Como sociedad, deberíamos estar preparándonos para el colapso (donde ya estamos). Pero nos resulta aún más difícil que al individuo prepararse para bien morir…

La condición humana ¿sería un callejón sin salida? Dejemos a los tataranietos que contesten en el siglo XXII –si es que hay seres humanos en el siglo XXII.

Tierra sin nosotros, se titulaba el primer poemario de José Hierro (1946). Ésa es la perspectiva que se nos plantea hoy: una Tierra sin nosotros, a resultas del exterminismo que practica el sistema económico vigente (y apuntala la cultura dominante).
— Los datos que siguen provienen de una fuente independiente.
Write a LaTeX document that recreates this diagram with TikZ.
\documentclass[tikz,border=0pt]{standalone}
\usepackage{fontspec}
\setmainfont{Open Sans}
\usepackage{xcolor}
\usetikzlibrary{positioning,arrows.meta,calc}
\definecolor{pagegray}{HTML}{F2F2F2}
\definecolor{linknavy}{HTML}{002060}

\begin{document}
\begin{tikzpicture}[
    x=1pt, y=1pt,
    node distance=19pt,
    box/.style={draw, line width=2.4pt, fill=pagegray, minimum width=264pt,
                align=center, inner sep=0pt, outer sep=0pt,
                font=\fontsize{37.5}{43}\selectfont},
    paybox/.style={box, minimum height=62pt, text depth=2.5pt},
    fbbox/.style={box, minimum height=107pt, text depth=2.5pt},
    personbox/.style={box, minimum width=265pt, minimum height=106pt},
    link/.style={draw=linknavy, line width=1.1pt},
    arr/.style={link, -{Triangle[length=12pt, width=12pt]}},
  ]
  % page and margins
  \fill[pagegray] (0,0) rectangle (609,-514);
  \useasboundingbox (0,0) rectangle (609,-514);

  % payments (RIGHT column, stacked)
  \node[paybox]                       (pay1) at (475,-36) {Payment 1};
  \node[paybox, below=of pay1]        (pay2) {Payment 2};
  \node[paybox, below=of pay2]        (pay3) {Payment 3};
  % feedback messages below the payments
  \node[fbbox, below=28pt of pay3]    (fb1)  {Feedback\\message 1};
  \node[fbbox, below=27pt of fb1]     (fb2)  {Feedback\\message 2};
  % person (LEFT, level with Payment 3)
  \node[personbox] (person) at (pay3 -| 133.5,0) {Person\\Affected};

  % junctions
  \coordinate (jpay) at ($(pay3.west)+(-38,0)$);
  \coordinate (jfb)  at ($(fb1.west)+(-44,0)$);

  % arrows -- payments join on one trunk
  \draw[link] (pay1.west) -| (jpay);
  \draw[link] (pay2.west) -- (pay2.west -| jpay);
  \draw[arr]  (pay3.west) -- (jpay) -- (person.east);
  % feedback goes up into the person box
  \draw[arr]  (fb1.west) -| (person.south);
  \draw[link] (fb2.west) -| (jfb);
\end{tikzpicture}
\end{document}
Somos los mejores saboteadores de nosotros mismos… No puede uno evitar sentir piedad por la infinita capacidad de ser tontos y ridículos que nos gastamos los Homo sapiens. Aunque las consecuencias –ay– resulten trágicas.
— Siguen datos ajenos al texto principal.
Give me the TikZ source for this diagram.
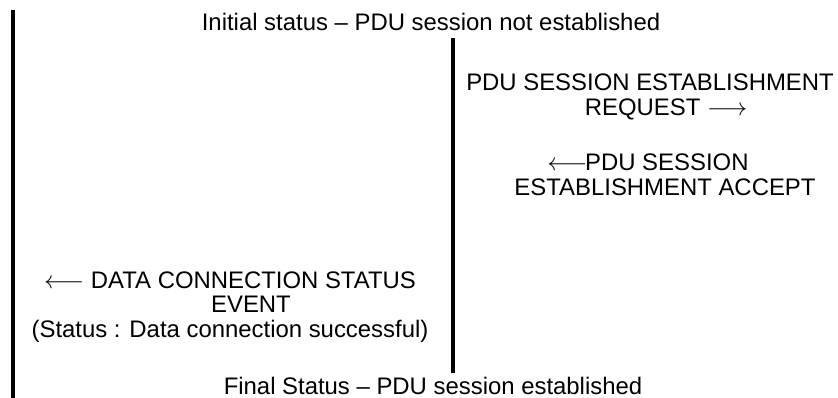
\documentclass[tikz,border=0pt]{standalone}
\usepackage{fontspec}
\setmainfont{Liberation Sans}
\begin{document}
\begin{tikzpicture}[x=1pt,y=-1pt,
  txt/.style={inner sep=0pt,align=center,font=\fontsize{23.9}{24.8}\selectfont},
  lifeline/.style={line width=3.5pt}]
\useasboundingbox (0,0) rectangle (838,398);
\coordinate (ltop) at (13,10);
\coordinate (lbot) at (13,398);
\coordinate (mtop) at (453,38);
\coordinate (mbot) at (453,373);
\draw[lifeline] (ltop) -- (lbot);
\draw[lifeline] (mtop) -- (mbot);
\node[txt] (init) at (431,22) {Initial status -- PDU session not established};
\node[txt] (req) at (650,97) {PDU SESSION ESTABLISHMENT\\ \hspace*{32pt}REQUEST $\longrightarrow$};
\node[txt] (acc) at (665,175) {$\longleftarrow$\hspace{-0.1em}PDU SESSION\hspace*{34pt}\\ESTABLISHMENT ACCEPT};
\node[txt] (dcs) at (230,307) {$\longleftarrow$ DATA CONNECTION STATUS\\ \hspace*{42pt}EVENT\\(Status : Data connection successful)};
\node[txt] (fin) at (433,386) {Final Status -- PDU session established};
\end{tikzpicture}
\end{document}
Hay sobre todo algo esencial que, como sociedad, apenas percibimos: si no se salva el plancton de los océanos, no nos salvamos nosotros. Si no se salvan los escarabajos, no nos salvamos nosotros. Si no se salvan las ranas y las salamandras, no nos salvamos nosotros.

(...)

...¿Cómo hace frente la poesía a la muerte de nuestro mundo? Algunas palabras clave serían las siguientes:
  • Conexión intensa con Gaia, con nuestra Madre Tierra
  • Vínculos vivos con nuestros prójimos próximos –¡y con todos los vivientes de la Tierra!
  • Conciencia de la necesidad de transformación radical (reforma intelectual y moral y quizá, más allá, metanoia)
  • Presencia de ánimo para los duelos que nos toca sobrellevar
  • Fortaleza para no ceder en la denuncia de lo inaceptable, porque “la verdadera poesía lleva siempre en sí la justicia” (Juan Ramón Jiménez)
  • Trabajo constructivo hacia aquella “reforma moral e intelectual” (Ortega y Gasset; Gramsci)
  • Apoyos para estar ahí
  • Y no dejar de agradecer y entonar el “yo celebro” de Rilke, a pesar de los pesares.